** Start **

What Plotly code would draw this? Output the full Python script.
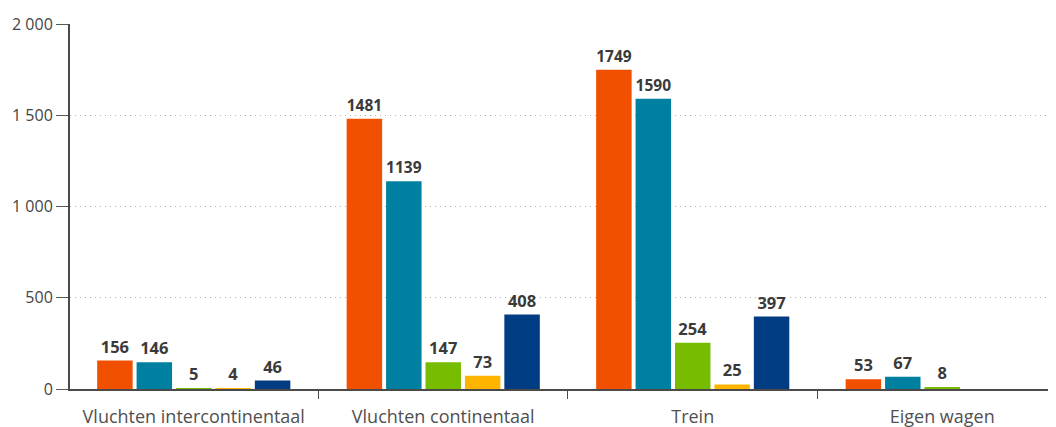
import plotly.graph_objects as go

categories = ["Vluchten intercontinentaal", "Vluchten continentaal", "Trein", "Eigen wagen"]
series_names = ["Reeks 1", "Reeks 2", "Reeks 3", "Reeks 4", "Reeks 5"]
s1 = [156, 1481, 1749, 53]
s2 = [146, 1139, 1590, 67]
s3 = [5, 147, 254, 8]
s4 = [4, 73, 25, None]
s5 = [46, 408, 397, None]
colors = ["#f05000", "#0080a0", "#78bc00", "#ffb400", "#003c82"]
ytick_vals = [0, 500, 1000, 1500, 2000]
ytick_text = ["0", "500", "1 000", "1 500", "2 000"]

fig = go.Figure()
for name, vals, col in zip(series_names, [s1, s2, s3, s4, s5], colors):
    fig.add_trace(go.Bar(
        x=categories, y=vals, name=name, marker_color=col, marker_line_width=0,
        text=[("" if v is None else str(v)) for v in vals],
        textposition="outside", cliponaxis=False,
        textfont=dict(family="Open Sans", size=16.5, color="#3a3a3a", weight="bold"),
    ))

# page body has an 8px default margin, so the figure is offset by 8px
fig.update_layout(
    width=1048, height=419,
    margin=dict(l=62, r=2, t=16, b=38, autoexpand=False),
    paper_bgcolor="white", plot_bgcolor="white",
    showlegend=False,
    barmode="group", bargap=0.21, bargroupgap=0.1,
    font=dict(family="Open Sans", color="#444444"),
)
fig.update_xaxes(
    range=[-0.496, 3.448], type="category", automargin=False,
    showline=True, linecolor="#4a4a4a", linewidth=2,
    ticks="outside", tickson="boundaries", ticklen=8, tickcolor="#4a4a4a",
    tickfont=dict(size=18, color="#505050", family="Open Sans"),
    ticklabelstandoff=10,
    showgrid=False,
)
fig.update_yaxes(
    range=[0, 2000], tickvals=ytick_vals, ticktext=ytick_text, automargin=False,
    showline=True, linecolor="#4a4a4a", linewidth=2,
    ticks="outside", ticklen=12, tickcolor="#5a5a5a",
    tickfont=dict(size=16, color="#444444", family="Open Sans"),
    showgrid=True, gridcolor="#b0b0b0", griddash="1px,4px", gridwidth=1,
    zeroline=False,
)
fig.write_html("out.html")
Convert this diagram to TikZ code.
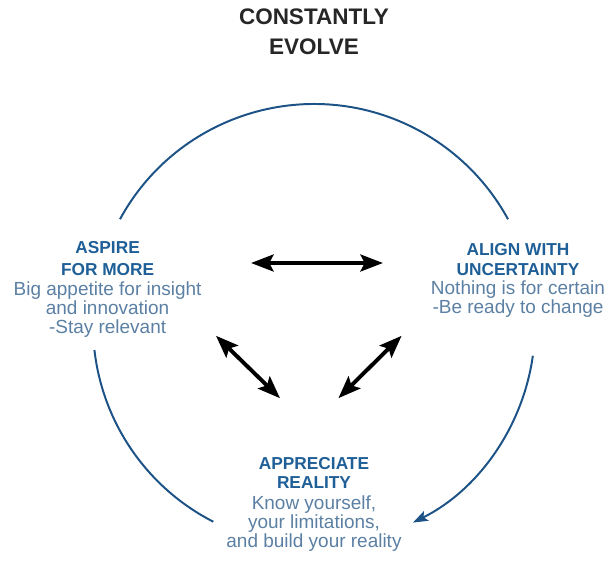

** End **

Output each line exactly; omit every picture.

### [Result]
What Plotly code would draw this? Output the full Python script.
import plotly.graph_objects as go

categories = ["Vluchten intercontinentaal", "Vluchten continentaal", "Trein", "Eigen wagen"]
series_names = ["Reeks 1", "Reeks 2", "Reeks 3", "Reeks 4", "Reeks 5"]
s1 = [156, 1481, 1749, 53]
s2 = [146, 1139, 1590, 67]
s3 = [5, 147, 254, 8]
s4 = [4, 73, 25, None]
s5 = [46, 408, 397, None]
colors = ["#f05000", "#0080a0", "#78bc00", "#ffb400", "#003c82"]
ytick_vals = [0, 500, 1000, 1500, 2000]
ytick_text = ["0", "500", "1 000", "1 500", "2 000"]

fig = go.Figure()
for name, vals, col in zip(series_names, [s1, s2, s3, s4, s5], colors):
    fig.add_trace(go.Bar(
        x=categories, y=vals, name=name, marker_color=col, marker_line_width=0,
        text=[("" if v is None else str(v)) for v in vals],
        textposition="outside", cliponaxis=False,
        textfont=dict(family="Open Sans", size=16.5, color="#3a3a3a", weight="bold"),
    ))

# page body has an 8px default margin, so the figure is offset by 8px
fig.update_layout(
    width=1048, height=419,
    margin=dict(l=62, r=2, t=16, b=38, autoexpand=False),
    paper_bgcolor="white", plot_bgcolor="white",
    showlegend=False,
    barmode="group", bargap=0.21, bargroupgap=0.1,
    font=dict(family="Open Sans", color="#444444"),
)
fig.update_xaxes(
    range=[-0.496, 3.448], type="category", automargin=False,
    showline=True, linecolor="#4a4a4a", linewidth=2,
    ticks="outside", tickson="boundaries", ticklen=8, tickcolor="#4a4a4a",
    tickfont=dict(size=18, color="#505050", family="Open Sans"),
    ticklabelstandoff=10,
    showgrid=False,
)
fig.update_yaxes(
    range=[0, 2000], tickvals=ytick_vals, ticktext=ytick_text, automargin=False,
    showline=True, linecolor="#4a4a4a", linewidth=2,
    ticks="outside", ticklen=12, tickcolor="#5a5a5a",
    tickfont=dict(size=16, color="#444444", family="Open Sans"),
    showgrid=True, gridcolor="#b0b0b0", griddash="1px,4px", gridwidth=1,
    zeroline=False,
)
fig.write_html("out.html")
Convert this diagram to TikZ code.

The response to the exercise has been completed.